Protection,
Disarmament and Massacre
by
Anthony Gregory
by Anthony Gregory
DIGG THIS
After the largest
school shooting in American history, the massacre at Virginia Polytechnic
Institute and State University that has taken the lives of more
than 30 students and faculty and injured many more, we can expect
to hear calls for more regulations and controls on the weapons Americans
are permitted to purchase, own and carry. Just a couple years after
Clinton’s Assault Weapons ban lapsed, we will probably be bombarded
with the consensus of most politicians, talking heads and journalists
– especially on the left and in the respectable center – that what
the Virginia Tech shootings show is the need for more gun laws.
But we will
also hear that the police need more power, resources and intelligence.
They need to be more vigilant and ready to respond to such threats
on a moment's notice.
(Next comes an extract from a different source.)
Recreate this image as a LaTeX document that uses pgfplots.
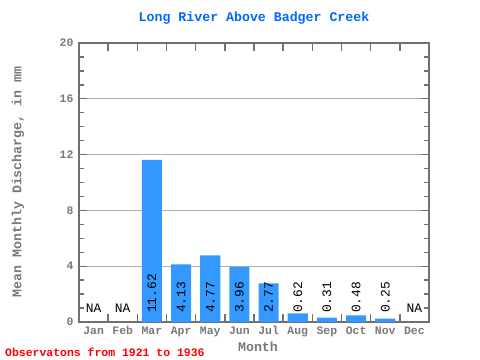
\documentclass[border=0pt]{standalone}
\usepackage{pgfplots}
\pgfplotsset{compat=1.18}
\usepackage{fontspec}
\setmainfont{Liberation Mono}
\definecolor{barblue}{RGB}{51,153,255}
\definecolor{titleblue}{RGB}{0,102,255}
\definecolor{axgray}{RGB}{112,112,112}
\definecolor{lblgray}{RGB}{120,120,120}
\definecolor{gridgray}{RGB}{175,175,175}
\begin{document}
\begin{tikzpicture}
\useasboundingbox (-79bp,-38bp) rectangle (401bp,322bp);
\begin{axis}[
  at={(0,0)}, anchor=south west,
  scale only axis, width=350bp, height=279bp,
  xmin=-0.5, xmax=11.5, ymin=0, ymax=20,
  axis line style={axgray, line width=1.6pt},
  /pgf/number format/assume math mode=true,
  xtick={0.5,1.5,...,10.5}, xticklabels={},
  extra x ticks={0,1,...,11},
  extra x tick labels={Jan,Feb,Mar,Apr,May,Jun,Jul,Aug,Sep,Oct,Nov,Dec},
  extra x tick style={major tick length=0pt, grid=none,
     tick label style={font=\fontsize{11.5}{11.5}\selectfont\bfseries, text=lblgray,
       text height=8bp, text depth=2.5bp, yshift=-1bp}},
  ytick={0,4,...,20},
  minor y tick num=3,
  ymajorgrids, major grid style={gridgray, line width=0.8pt},
  tick style={axgray, line width=1.4pt},
  major tick length=8bp, minor tick length=5bp,
  tick align=inside,
  yticklabel style={font=\fontsize{11.5}{11.5}\selectfont\bfseries, text=lblgray, xshift=-2bp},
  xtick pos=both, ytick pos=both,
  clip=false,
]
\addplot[ybar, bar width=0.69, fill=barblue, draw=none, bar shift=0pt] coordinates {
 (2,11.62) (3,4.13) (4,4.77) (5,3.96) (6,2.77) (7,0.62) (8,0.31) (9,0.48) (10,0.25)};
\addplot[draw=none, mark=none, nodes near coords, point meta=explicit symbolic,
  every node near coord/.append style={rotate=90, anchor=west, inner sep=0pt, text=black,
    font=\fontsize{13}{13}\selectfont}]
  table[meta=l] {
x y l
2 0.64 11.62
3 0.64 4.13
4 0.64 4.77
5 0.64 3.96
6 0.64 2.77
7 0.64 0.62
8 0.64 0.31
9 0.64 0.48
10 0.64 0.25
};
\addplot[draw=none, mark=none, nodes near coords, point meta=explicit symbolic,
  every node near coord/.append style={anchor=center, inner sep=0pt, text=black,
    font=\fontsize{13}{13}\selectfont}]
  table[meta=l] {
x y l
0 1.0 NA
1 1.0 NA
11 1.0 NA
};
\end{axis}
\node[text=titleblue, font=\fontsize{13.3}{13.3}\selectfont\bfseries] at (175bp,304bp) {Long River Above Badger Creek};
\node[text=lblgray, rotate=90, font=\fontsize{13.3}{13.3}\selectfont\bfseries] at (-61bp,140bp) {Mean Monthly Discharge, in mm};
\node[text=lblgray, font=\fontsize{13.3}{13.3}\selectfont\bfseries] at (179bp,-25bp) {Month};
\node[text=red, anchor=west, inner sep=0pt, font=\fontsize{11.5}{11.5}\selectfont\bfseries] at (-74bp,-30bp) {Observatons from 1921 to 1936};
\end{tikzpicture}
\end{document}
We have already heard some blame the police
for not responding within the reported two hour gap between the
time the shootings began and the time the killer turned the gun
on others and then himself. Others have defended the police officers,
saying that we can't expect them to have been able to predict an
outcome as terrible as this. They expected the early shooting to
have been an isolated incident, and acted on the best information
they could.
And they do
have a point, though it might not be what they think it is. There
is no reason to expect the state to respond to a crisis like this,
based on its experiences with crises in the past, and with its socialistic
law enforcement incentives, any consistently better than it
responds to economic calamity or confronts reality and withdraws
from a foreign war once it is very clear it has lost it.
In consideration
of how the state actually operates in its supposed attempts to protect
the people, let us return to the idea of gun control, one of the
major mechanisms by which law enforcement is claimed to make us
safer.
To challenge
this assumption, and the corollary that more gun laws are a proper
response to the Virginia Tech tragedy, will almost surely be seen
as heartless and dense, especially at this time. For, despite one’s
political leanings, should we not sympathize for the humanity of
those killed, wounded and forever traumatized in this act of barbarism?
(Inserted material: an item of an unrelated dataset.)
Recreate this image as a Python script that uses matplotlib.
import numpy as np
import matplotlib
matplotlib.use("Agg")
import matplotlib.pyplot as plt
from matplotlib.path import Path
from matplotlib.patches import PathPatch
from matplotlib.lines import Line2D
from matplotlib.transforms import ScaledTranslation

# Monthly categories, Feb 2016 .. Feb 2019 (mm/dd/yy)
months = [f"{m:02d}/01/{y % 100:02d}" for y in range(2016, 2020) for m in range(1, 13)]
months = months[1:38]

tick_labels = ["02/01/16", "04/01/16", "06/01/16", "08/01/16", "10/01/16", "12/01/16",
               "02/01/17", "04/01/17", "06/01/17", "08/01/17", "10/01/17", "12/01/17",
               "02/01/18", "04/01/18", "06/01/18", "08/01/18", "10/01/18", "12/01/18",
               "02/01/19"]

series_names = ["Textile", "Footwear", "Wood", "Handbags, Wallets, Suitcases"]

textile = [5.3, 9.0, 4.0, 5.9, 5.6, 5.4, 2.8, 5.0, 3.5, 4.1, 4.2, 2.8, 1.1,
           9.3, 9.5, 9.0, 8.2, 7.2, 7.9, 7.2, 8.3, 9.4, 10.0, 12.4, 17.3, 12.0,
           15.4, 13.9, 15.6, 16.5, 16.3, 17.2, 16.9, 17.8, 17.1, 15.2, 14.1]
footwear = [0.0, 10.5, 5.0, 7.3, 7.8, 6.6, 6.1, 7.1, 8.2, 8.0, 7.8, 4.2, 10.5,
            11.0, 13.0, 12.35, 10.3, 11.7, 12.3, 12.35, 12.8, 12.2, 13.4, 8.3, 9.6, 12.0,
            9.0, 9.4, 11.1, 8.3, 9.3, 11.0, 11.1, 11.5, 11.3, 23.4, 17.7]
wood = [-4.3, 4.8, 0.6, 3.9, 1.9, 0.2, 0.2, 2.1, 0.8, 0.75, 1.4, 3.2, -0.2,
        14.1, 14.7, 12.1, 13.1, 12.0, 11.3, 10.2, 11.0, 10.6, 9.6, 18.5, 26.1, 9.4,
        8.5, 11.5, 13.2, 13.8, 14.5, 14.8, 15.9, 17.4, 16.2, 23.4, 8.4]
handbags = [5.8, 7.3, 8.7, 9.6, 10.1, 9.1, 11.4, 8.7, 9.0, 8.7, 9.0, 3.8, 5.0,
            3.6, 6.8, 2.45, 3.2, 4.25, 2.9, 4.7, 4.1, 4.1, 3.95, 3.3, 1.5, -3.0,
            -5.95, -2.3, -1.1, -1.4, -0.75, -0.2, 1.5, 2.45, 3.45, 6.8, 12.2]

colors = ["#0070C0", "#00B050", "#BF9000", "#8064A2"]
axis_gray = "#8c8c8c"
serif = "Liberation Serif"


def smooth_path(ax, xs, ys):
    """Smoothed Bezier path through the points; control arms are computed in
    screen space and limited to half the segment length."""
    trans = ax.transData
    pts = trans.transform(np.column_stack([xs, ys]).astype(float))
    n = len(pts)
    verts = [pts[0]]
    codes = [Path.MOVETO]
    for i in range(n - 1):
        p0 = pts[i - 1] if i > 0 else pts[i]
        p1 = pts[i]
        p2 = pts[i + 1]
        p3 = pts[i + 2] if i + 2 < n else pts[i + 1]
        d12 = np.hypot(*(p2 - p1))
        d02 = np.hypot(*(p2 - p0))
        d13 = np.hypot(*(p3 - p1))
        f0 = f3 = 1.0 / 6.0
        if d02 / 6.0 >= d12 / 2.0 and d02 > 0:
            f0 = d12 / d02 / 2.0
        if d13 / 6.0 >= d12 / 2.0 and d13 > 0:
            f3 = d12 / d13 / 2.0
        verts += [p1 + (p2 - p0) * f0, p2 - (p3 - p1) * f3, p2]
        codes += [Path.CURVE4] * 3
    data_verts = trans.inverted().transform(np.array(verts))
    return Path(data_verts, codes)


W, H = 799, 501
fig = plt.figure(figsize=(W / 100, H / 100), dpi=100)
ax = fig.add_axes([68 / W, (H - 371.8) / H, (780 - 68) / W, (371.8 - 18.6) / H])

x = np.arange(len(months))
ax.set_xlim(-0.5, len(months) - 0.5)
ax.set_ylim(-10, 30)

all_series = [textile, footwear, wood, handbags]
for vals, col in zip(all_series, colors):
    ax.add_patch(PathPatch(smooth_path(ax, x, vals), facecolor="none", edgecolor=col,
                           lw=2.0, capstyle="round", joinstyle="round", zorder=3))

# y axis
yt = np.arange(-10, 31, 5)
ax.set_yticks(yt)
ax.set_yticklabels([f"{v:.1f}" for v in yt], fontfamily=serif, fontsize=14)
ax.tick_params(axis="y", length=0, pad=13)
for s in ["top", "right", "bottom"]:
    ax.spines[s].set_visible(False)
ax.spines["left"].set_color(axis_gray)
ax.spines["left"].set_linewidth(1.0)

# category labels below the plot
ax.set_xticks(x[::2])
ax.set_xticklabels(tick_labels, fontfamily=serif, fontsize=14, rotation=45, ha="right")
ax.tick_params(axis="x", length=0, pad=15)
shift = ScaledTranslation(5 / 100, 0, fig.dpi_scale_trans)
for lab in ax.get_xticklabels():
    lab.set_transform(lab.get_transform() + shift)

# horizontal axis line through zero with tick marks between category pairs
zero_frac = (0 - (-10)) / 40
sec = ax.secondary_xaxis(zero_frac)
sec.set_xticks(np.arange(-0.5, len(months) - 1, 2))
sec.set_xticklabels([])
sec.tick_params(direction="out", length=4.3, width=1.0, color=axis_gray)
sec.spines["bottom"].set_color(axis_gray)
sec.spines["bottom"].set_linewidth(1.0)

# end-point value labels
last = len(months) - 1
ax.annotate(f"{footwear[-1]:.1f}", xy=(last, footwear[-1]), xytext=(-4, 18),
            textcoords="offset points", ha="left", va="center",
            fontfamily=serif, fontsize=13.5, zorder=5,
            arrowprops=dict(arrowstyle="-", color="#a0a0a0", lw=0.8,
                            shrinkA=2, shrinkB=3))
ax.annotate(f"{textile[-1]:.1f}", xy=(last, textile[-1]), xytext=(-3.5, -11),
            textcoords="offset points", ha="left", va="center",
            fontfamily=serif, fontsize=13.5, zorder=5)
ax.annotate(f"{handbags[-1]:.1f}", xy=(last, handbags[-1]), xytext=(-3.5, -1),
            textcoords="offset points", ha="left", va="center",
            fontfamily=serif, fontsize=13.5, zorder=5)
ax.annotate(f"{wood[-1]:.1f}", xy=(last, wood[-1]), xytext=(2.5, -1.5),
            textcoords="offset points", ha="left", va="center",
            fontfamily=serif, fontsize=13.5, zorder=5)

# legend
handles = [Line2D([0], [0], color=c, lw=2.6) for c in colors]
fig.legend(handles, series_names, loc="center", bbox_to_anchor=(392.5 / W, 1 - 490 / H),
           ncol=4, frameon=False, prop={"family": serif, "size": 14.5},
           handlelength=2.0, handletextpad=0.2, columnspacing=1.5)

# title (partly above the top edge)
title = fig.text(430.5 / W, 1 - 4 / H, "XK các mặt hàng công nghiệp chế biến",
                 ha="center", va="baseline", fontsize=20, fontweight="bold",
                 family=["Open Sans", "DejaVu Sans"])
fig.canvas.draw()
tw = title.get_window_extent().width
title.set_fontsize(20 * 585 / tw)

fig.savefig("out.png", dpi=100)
Well of course we should. What has happened is the very negation
of the principles of civilization and humanity. And just as some
are formulating their answers to this horrible atrocity along the
lines of recommending more government, it is reasonable to ask now
how this happened. (Leftists who find this simply not the time should
remember that, as soon as 9/11 happened, some stood up in opposition
to exploiting that tragedy as an excuse to attack liberty and invade
foreign countries. Just as those in favor of expanding the state
then acted quickly, it was fitting at the time to have libertarian
responses just as quickly.)
Handguns must
be more closely watched, or banned outright, we will be told. Assault
rifles and armor-piercing bullets will also be condemned, though
they apparently had nothing to do with this crime, which seems to
have been committed with two handguns – a 9 mm and a .22. The NRA
will even be blamed for all this, even though that organization
favors plenty of the existing gun laws and has been known to advocate
their more stringent enforcement. Already, the
Brady Campaign is blaming this on the number of rounds permitted
in a magazine. Why shouldn't we concede that just a few “reasonable”
measures are in order to keep guns out of the hands of the wrong
people?
The truth is
the polar opposite of what the gun control advocates will conclude.
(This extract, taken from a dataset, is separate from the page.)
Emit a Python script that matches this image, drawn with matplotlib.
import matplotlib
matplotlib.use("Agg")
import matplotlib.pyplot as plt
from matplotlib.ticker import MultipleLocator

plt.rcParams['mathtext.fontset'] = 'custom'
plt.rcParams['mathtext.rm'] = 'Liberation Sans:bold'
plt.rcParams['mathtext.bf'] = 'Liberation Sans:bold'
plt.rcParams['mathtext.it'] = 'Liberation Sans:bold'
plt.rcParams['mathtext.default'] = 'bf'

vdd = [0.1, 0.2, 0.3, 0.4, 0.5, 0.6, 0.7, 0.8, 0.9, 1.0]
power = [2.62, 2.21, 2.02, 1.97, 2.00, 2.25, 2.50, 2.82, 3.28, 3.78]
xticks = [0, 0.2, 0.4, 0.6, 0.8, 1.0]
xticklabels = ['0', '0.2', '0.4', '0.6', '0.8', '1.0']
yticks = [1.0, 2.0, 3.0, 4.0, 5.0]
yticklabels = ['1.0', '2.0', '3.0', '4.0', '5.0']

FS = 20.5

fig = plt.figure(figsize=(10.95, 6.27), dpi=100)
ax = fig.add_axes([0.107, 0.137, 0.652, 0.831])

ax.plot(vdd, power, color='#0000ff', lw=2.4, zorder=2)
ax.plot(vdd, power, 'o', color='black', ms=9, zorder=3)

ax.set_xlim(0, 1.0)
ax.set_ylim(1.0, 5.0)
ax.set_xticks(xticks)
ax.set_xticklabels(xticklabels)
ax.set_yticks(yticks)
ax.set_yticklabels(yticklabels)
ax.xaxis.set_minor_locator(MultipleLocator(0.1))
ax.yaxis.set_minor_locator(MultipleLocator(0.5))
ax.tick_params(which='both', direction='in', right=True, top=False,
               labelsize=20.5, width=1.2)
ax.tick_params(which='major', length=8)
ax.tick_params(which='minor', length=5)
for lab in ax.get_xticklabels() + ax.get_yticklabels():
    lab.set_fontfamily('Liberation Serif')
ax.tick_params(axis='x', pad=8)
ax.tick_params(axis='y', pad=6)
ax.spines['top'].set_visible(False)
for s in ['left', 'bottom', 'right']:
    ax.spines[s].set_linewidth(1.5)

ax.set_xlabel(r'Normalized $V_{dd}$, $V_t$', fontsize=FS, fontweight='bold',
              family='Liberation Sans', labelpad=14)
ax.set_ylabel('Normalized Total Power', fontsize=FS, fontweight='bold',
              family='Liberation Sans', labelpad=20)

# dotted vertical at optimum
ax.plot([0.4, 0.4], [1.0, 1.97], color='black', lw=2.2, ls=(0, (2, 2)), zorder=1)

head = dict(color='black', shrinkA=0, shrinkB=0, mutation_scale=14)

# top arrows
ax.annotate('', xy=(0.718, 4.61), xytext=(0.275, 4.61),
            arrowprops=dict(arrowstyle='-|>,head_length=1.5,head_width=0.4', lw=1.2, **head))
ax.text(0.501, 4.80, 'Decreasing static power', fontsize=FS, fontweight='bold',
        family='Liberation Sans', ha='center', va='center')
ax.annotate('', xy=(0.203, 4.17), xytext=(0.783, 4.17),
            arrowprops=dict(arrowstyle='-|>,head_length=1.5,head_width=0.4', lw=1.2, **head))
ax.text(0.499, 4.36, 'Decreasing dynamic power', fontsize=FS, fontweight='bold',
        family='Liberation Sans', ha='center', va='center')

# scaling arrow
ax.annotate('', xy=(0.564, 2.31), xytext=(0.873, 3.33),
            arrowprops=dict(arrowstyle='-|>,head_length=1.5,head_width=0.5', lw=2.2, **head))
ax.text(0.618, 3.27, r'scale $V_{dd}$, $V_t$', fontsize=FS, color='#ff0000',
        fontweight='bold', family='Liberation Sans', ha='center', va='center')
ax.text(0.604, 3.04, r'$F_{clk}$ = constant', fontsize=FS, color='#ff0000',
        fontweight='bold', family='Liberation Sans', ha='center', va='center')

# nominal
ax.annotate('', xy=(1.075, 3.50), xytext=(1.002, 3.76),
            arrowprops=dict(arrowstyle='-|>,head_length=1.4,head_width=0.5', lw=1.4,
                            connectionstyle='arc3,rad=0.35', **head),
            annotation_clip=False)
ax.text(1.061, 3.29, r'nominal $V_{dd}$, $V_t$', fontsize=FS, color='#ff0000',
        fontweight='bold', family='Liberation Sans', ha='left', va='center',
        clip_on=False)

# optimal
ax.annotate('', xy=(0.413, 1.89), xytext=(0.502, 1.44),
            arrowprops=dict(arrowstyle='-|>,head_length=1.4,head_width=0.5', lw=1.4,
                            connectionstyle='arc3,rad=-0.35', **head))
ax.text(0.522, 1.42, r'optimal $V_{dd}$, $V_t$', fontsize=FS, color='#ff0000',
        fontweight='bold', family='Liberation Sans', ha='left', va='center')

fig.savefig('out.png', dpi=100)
For what we have at Virginia Tech is just one more example of gun
control and government protection failing miserably at their advertised
goals, and in fact making such a massacre more likely to begin with.
Back
in early 2006, a plan in the Virginia legislature to allow for
concealed carry on the state’s college campuses failed in subcommittee.
A representative of Virginia Tech said that the bill’s defeat would
make “parents, students, faculty and visitors feel safe on our campus.”
Perhaps it
did make a lot of people feel safer. But the indisputable fact,
which everyone should recognize by now, is that criminals don’t
follow the law. Someone who is not going to obey laws against murder
is not going to flinch at a law forbidding the carrying of weapons.
And the notion that a gun law can eliminate weapons is just a fantasy,
as any liberal who understands the failure of the drug war should
by now see. Indeed, all these weapons prohibitions ever do is disarm
those who are willing to follow the law, leaving them defenseless
against criminals willing to break the law. Gun control rendered
these students helpless, even as it did nothing to stop the killer.
The mentality
of dependence that the leviathan state encourages with its wars,
welfare state, gun control and public schools has also made would-be
victims feel helpless whenever confronted by an actual threat. Today,
Americans generally trust the state to protect them. But this trust
is completely misplaced. In 1999, when two students slaughtered
a dozen of their schoolmates and a teacher at Columbine, the Swat
Team hesitated for a crucial period of time before storming the
building – even as a student held a sign in the window declaring
that a victim was bleeding to death within. On 9/11, the hijacked
victims who heroically fought back stopped one plane from causing
much more damage than it did, but on all four planes the passengers
and pilots had been disarmed and thus were at a disadvantage against
a handful of fanatics with boxcutters. There
were also individual heroes at Virginia Tech, who worked to
save lives despite being at the disadvantage of a criminal willing
to break the law.
Now let me
be clear. I do not wish to understate the horror of what any victim
of such savage violent crimes go through. But the startling common
thread throughout these massacres is the degree to which the government
has claimed total control and promised total security. Public high
schools and many colleges have long been deemed gun-free zones,
as if this actually protects anyone. Airline security has long been
the domain of the state, yet the state could do absolutely nothing
to protect Americans on 9/11. And at Virginia Tech, the students
had the false sense of security that because the government had
greatly restricted their own right to bear arms at a public facility,
they would be safe. Yet for two full hours, the police failed to
stop the assailant between the time he began shooting and the time
he killed many others and then himself. And, again, we have no reason
to necessarily expect it to have gone any better.
In
2002, at Appalachian Law School in Virginia, a private institution,
a school massacre was cut short when students resisted, one of them
with a gun he had retrieved from his car. Yet, as some have pointed
out, we hear little about such horrible crimes being stopped by
private weapons ownership. Millions of times a year, criminals are
preempted by Americans wielding private weapons. Studies
indicate that well over ninety percent of the time, private
individuals defend themselves with guns without ever firing a shot.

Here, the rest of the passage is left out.